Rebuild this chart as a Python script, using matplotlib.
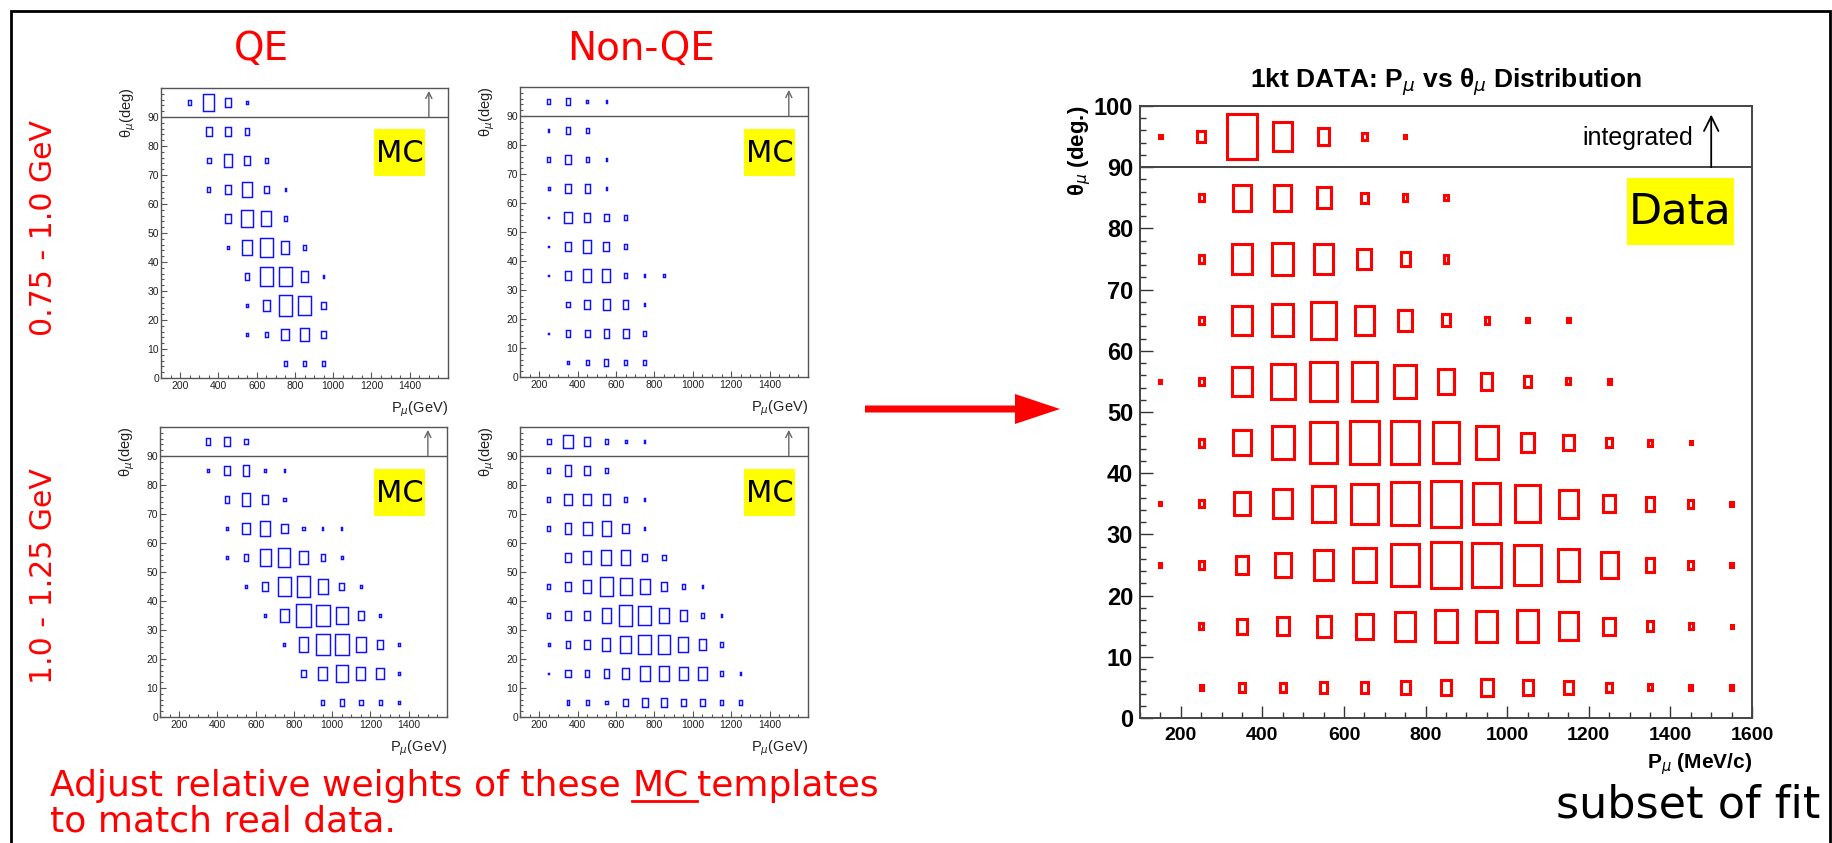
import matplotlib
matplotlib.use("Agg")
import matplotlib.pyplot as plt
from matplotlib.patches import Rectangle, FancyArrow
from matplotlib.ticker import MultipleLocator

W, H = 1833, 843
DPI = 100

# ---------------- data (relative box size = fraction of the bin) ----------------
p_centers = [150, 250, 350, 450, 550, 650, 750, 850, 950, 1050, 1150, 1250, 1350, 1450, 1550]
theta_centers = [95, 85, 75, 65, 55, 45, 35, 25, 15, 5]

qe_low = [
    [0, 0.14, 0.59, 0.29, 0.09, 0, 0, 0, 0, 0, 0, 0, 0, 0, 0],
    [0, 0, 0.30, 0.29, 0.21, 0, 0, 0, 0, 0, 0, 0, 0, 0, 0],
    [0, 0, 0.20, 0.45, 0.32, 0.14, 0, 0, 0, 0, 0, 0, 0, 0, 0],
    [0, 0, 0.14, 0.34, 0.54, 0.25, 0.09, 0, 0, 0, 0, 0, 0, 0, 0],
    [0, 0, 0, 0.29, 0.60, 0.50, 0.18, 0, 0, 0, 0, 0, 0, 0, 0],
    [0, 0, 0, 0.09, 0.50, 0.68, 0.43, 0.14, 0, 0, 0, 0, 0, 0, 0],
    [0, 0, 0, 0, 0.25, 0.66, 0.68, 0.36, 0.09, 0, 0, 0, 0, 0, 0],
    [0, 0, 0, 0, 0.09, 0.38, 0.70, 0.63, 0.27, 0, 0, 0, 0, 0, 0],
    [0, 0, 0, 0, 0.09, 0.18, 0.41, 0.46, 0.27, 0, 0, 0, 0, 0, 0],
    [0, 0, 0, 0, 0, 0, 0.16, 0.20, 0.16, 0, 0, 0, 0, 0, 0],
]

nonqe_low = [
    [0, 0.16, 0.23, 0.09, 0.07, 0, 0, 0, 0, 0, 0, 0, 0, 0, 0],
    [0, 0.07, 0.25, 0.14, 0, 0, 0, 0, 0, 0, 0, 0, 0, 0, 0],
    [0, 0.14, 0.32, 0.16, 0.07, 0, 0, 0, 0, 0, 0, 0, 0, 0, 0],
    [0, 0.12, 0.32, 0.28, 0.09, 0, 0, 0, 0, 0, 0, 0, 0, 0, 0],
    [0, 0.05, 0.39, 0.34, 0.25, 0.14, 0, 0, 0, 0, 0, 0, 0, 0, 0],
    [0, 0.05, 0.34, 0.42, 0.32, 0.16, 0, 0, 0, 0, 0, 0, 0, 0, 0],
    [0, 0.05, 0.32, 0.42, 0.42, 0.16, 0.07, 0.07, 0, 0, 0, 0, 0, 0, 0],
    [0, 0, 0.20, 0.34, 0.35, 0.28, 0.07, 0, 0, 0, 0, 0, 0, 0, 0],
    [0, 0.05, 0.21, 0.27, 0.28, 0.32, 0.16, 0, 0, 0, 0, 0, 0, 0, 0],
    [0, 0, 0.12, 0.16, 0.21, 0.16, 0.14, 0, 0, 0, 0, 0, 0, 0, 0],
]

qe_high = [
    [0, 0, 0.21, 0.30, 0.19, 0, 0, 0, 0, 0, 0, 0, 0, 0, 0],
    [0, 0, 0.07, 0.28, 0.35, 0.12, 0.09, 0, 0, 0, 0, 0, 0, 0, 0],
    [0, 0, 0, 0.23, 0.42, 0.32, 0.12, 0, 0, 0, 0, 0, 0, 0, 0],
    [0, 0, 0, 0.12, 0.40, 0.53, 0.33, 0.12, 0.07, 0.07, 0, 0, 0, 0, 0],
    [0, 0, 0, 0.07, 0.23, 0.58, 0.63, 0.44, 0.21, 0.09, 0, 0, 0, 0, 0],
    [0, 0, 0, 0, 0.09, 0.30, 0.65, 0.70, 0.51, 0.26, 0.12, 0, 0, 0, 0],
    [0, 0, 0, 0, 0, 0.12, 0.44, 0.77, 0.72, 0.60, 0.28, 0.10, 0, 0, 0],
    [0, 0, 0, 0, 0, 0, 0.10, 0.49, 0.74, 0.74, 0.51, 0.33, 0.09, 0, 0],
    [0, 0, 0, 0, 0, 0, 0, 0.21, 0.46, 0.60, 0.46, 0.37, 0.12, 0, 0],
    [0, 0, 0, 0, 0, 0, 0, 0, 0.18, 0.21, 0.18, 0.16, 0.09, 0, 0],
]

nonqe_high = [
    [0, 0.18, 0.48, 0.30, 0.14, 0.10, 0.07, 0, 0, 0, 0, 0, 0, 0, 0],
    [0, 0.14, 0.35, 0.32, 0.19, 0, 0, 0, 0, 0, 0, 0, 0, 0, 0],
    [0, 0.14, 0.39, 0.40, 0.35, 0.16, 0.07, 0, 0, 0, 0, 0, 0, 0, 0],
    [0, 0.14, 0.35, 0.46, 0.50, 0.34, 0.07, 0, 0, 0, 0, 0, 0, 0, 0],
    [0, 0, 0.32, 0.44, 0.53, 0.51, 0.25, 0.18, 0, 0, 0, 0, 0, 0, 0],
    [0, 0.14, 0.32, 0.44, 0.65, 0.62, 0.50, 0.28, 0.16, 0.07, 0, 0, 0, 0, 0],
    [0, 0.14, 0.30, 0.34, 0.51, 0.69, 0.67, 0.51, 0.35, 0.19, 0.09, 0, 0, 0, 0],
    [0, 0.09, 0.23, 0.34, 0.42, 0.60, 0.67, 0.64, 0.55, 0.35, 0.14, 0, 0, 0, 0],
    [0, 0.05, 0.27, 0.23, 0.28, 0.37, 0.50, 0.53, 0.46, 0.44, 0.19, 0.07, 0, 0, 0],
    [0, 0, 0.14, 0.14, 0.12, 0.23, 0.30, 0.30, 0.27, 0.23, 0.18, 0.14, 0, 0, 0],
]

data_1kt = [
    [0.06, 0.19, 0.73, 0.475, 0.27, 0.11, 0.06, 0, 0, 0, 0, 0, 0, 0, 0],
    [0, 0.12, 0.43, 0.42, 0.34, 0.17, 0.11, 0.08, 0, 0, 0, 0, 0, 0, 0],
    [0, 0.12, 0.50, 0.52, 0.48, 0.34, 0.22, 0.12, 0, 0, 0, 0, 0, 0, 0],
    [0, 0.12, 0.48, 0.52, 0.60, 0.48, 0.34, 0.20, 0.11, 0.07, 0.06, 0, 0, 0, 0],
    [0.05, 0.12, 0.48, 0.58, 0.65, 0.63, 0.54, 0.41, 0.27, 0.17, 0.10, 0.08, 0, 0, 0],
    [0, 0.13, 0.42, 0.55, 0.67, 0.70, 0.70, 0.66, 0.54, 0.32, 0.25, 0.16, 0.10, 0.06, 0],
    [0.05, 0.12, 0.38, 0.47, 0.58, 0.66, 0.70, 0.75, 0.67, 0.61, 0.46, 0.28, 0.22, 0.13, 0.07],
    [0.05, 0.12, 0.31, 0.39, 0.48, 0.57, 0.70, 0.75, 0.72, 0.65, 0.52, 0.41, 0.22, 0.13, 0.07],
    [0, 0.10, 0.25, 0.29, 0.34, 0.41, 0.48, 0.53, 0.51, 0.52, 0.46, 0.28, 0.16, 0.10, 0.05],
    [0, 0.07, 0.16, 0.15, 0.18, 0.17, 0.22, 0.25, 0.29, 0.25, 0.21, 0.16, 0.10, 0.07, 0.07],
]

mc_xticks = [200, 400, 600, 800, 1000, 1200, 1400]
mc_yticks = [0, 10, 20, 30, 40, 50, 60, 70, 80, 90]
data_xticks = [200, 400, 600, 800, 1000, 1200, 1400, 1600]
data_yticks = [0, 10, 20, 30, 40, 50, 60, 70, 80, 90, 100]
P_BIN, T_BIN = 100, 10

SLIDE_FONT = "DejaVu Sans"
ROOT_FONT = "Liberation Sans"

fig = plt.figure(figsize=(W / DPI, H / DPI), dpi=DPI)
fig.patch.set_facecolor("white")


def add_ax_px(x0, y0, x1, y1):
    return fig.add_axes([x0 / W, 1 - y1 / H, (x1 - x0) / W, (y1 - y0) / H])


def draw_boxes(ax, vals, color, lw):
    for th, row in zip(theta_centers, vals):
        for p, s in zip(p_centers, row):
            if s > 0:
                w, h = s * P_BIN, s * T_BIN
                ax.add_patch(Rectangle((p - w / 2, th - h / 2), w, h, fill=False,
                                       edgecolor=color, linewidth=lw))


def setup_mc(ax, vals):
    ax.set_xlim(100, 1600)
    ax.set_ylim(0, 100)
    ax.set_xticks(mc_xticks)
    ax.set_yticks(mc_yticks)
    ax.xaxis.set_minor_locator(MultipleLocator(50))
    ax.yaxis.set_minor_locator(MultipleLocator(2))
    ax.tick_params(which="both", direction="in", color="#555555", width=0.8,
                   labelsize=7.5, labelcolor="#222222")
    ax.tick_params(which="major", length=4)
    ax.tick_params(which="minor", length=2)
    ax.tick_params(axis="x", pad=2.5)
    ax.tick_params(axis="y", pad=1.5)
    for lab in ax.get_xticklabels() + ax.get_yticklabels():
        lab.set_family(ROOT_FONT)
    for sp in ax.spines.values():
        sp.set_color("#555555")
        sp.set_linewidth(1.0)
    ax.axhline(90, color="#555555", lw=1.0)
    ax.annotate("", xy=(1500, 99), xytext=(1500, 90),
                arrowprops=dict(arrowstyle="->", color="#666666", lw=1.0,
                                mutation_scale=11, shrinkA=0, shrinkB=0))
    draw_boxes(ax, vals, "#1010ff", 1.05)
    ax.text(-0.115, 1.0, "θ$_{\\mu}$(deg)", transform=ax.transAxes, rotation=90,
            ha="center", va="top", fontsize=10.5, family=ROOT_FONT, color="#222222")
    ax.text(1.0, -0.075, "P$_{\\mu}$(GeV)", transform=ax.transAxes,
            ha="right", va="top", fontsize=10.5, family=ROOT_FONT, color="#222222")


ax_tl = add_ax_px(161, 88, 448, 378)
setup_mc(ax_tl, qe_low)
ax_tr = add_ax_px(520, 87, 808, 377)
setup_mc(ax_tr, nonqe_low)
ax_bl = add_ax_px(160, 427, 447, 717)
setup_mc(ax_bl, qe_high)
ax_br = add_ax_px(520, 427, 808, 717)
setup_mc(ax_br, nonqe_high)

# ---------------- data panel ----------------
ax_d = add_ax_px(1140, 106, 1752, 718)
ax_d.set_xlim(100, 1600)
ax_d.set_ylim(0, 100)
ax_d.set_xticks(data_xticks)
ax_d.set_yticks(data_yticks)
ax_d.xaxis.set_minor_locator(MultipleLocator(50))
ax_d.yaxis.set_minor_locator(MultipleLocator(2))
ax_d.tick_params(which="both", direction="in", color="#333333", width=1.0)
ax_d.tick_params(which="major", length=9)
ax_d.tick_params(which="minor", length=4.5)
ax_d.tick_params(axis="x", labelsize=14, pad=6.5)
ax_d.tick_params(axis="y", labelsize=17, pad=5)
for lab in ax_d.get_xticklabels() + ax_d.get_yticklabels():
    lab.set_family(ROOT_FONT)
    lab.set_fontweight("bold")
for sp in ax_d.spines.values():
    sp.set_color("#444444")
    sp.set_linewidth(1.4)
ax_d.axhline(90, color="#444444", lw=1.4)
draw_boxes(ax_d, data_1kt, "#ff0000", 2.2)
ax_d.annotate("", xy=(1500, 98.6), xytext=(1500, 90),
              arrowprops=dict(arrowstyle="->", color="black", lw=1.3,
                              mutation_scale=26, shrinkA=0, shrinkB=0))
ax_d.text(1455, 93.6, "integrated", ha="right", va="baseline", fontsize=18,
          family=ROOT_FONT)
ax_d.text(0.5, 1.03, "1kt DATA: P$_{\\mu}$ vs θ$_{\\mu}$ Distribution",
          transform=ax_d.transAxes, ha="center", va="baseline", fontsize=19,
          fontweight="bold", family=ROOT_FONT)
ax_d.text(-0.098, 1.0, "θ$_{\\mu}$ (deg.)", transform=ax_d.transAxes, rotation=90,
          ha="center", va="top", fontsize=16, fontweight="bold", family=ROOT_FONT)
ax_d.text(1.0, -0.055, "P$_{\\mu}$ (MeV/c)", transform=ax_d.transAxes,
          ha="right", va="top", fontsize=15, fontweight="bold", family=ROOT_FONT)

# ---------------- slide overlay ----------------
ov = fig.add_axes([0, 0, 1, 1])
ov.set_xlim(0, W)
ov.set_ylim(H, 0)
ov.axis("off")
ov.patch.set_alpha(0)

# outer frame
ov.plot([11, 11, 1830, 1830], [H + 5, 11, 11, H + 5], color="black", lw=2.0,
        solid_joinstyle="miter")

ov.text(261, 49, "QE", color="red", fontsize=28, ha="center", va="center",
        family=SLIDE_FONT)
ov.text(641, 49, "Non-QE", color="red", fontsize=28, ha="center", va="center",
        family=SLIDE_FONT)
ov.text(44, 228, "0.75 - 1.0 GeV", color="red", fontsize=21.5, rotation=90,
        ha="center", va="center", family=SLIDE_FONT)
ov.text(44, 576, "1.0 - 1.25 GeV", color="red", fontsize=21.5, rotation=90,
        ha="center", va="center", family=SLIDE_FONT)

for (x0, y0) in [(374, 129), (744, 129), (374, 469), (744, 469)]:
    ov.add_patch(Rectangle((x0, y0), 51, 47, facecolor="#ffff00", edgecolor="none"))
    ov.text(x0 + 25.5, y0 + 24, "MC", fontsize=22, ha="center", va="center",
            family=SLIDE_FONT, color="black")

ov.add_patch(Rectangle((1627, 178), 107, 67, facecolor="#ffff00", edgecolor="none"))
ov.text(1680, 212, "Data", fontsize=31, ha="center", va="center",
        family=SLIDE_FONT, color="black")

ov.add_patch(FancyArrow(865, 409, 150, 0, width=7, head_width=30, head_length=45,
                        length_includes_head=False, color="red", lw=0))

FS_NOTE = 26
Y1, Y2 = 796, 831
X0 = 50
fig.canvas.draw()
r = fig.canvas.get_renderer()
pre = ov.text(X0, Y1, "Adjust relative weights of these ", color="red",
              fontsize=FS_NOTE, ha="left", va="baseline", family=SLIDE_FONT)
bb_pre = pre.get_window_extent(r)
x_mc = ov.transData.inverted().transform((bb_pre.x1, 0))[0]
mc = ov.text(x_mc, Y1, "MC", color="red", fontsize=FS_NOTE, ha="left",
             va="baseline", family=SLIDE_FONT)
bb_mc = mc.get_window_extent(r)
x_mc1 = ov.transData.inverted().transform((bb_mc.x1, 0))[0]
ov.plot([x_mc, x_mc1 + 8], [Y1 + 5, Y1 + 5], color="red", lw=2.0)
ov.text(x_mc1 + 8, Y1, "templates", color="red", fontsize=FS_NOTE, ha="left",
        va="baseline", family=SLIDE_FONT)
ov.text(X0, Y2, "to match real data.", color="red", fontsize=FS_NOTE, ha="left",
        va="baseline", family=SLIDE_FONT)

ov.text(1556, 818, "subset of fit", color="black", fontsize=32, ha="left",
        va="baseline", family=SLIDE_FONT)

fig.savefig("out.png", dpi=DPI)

***

__EXERCISE BRIEF__
Work out the number of lines in this listing that include the word "matplotlib". Reply with that number only.

__TASK ANSWER__
6